Nations may go even further to increase the removals that they can report – even if the scientific community considers their land use sector a source of emissions.

Canada’s pledge to plant 2 billion trees is a case in point.  As a government-managed initiative, Canada will closely monitor and take full credit for the carbon removals for every tree planted, while ignoring the net positive emissions from unmanaged lands.

While tree planting may be a good thing, selective accounting contributes to the illusion that Canada’s LULUCF sector is removing carbon from the atmosphere, when its clearing is adding to it. Worse, net removals from the LULUCF sector, falsely offset Canada’s emissions from fossil fuel use, reducing Canada’s need to take action to cut those emissions to achieve committed targets.

Seeing the forest for the trees

In measuring emissions from the LULUCF sector, the details get very complicated – but an awareness of the challenges leads to some key conclusions:

• Despite measurement issues – stopping deforestation is undoubtedly a good thing – not just from an emissions standpoint, but also a critical element in preserving biodiversity. This is particularly important in nations beset by deforestation like Brazil, Indonesia, and the Democratic Republic of Congo.

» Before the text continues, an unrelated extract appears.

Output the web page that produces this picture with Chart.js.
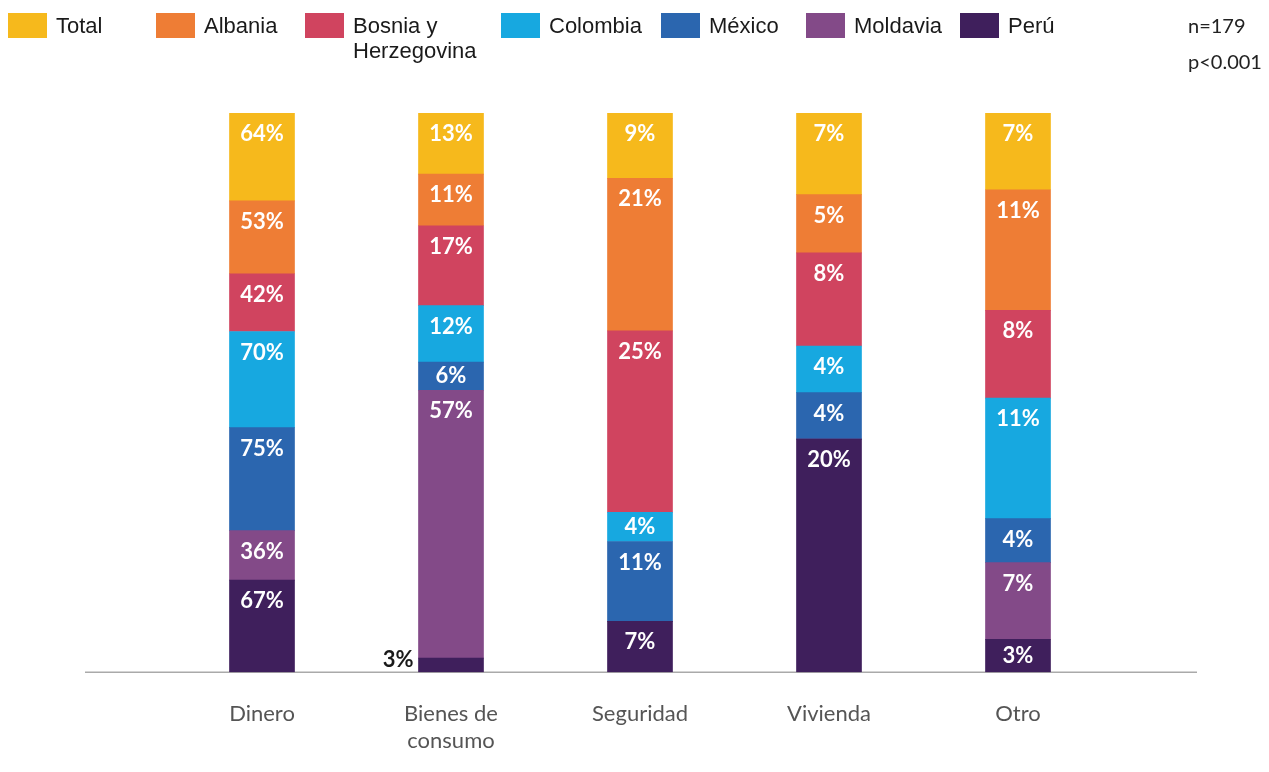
<!DOCTYPE html>
<html lang="es">
<head>
<meta charset="utf-8">
<title>Dinero, bienes, seguridad, vivienda</title>
<script src="https://cdn.jsdelivr.net/npm/chart.js@4.4.1/dist/chart.umd.min.js"></script>
<style>
  body { margin: 0; background: #fff; }
  #wrap { position: relative; width: 1269px; height: 772px; }
  #box { position: absolute; left: 0; top: 0; width: 1269px; height: 772px; }
  .lg { position: absolute; top: 13px; font: 22px/25px "Liberation Sans", Arial, sans-serif; color: #1a1a1a; }
  .lg i { position: absolute; left: 0; top: 0; width: 39px; height: 25px; }
  .lg span { position: absolute; left: 48px; top: 0; white-space: nowrap; }
  #note { position: absolute; left: 1188px; top: 7px; font: 20px/36px Lato, sans-serif; color: #222; }
</style>
</head>
<body>
<div id="wrap">
  <div id="box"><canvas id="chart"></canvas></div>
  <div id="legend"></div>
  <div id="note">n=179<br>p&lt;0.001</div>
</div>
<script>
// categorías (eje x)
const categories = ["Dinero", ["Bienes de", "consumo"], "Seguridad", "Vivienda", "Otro"];

// porcentajes por grupo, en el orden de las categorías
const total    = [64, 13, 9, 7, 7];
const albania  = [53, 11, 21, 5, 11];
const bosnia   = [42, 17, 25, 8, 8];
const colombia = [70, 12, 4, 4, 11];
const mexico   = [75, 6, 11, 4, 4];
const moldavia = [36, 57, 0, 0, 7];
const peru     = [67, 3, 7, 20, 3];

// series de arriba hacia abajo (orden de la leyenda)
const series = [
  { name: "Total", values: total, color: "#F6B91C" },
  { name: "Albania", values: albania, color: "#EE7D35" },
  { name: "Bosnia y<br>Herzegovina", values: bosnia, color: "#D0445F" },
  { name: "Colombia", values: colombia, color: "#17A8E0" },
  { name: "México", values: mexico, color: "#2B66AF" },
  { name: "Moldavia", values: moldavia, color: "#834A88" },
  { name: "Perú", values: peru, color: "#3F1F5C" }
];

// leyenda en HTML
const legendLeft = [8, 156, 305, 501, 661, 806, 960];
const legend = document.getElementById("legend");
series.forEach((s, i) => {
  const d = document.createElement("div");
  d.className = "lg";
  d.style.left = legendLeft[i] + "px";
  d.innerHTML = `<i style="background:${s.color}"></i><span>${s.name}</span>`;
  legend.appendChild(d);
});

// cada barra se lleva al 100 %
const colSums = categories.map((c, i) => series.reduce((a, s) => a + s.values[i], 0));

const datasets = series.slice().reverse().map(s => ({
  label: s.name,
  counts: s.values,
  data: s.values.map((v, i) => v / colSums[i] * 100),
  backgroundColor: s.color,
  borderWidth: 0,
  barThickness: 65
}));

// línea base
const baseLine = {
  id: "baseLine",
  beforeDatasetsDraw(chart) {
    const ctx = chart.ctx;
    const y = chart.chartArea.bottom;
    ctx.save();
    ctx.strokeStyle = "#aaaaaa";
    ctx.lineWidth = 1.5;
    ctx.beginPath();
    ctx.moveTo(85, y);
    ctx.lineTo(1197, y);
    ctx.stroke();
    ctx.restore();
  }
};

// etiquetas de los segmentos
const segLabels = {
  id: "segLabels",
  afterDatasetsDraw(chart) {
    const ctx = chart.ctx;
    ctx.save();
    ctx.font = "bold 22px Lato, sans-serif";
    ctx.textBaseline = "middle";
    chart.data.datasets.forEach((ds, di) => {
      const meta = chart.getDatasetMeta(di);
      meta.data.forEach((bar, i) => {
        const v = ds.counts[i];
        if (!v) return;
        const p = bar.getProps(["x", "y", "base", "width"], true);
        const top = Math.min(p.y, p.base);
        const h = Math.abs(p.base - p.y);
        if (h < 20) {
          ctx.fillStyle = "#1a1a1a";
          ctx.textAlign = "right";
          ctx.fillText(v + "%", p.x - p.width / 2 - 5, p.base - 12);
        } else {
          ctx.fillStyle = "#ffffff";
          ctx.textAlign = "center";
          ctx.fillText(v + "%", p.x, top + (h < 40 ? h / 2 : 21));
        }
      });
    });
    ctx.restore();
  }
};

new Chart(document.getElementById("chart"), {
  type: "bar",
  data: { labels: categories, datasets: datasets },
  options: {
    responsive: true,
    maintainAspectRatio: false,
    animation: false,
    layout: { padding: { left: 167.5, right: 156.5, top: 113, bottom: -3 } },
    plugins: { legend: { display: false }, tooltip: { enabled: false } },
    scales: {
      x: {
        stacked: true,
        grid: { display: false },
        border: { display: false },
        ticks: {
          color: "#555555",
          font: { family: "Lato, sans-serif", size: 22 },
          padding: 21,
          maxRotation: 0
        }
      },
      y: { stacked: true, min: 0, max: 100, display: false }
    }
  },
  plugins: [baseLine, segLabels]
});
</script>
</body>
</html>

• Re-forestation is also generally a good thing particularly when done with multiple tree species to preserve the diversity of ecosystems.  Re-forestation can’t however be promoted or perceived as an alternative to fossil emission reductions. In short – we will never tree-plant our way to net zero.

• The uncertainty associated with estimating land use emissions should compel nations to cut fossil emissions further and faster.  

• For greater transparency, national governments should set separate emissions targets to distinguish between fossil emission reductions and land use-based reductions.  That way questionable land use removals can’t relieve the need to cut fossil fuel emissions.

• Finally, national governments should align their methods for measuring land-use-based emissions with those of the scientific community. 

We all need to be working with a commonly agreed set of facts.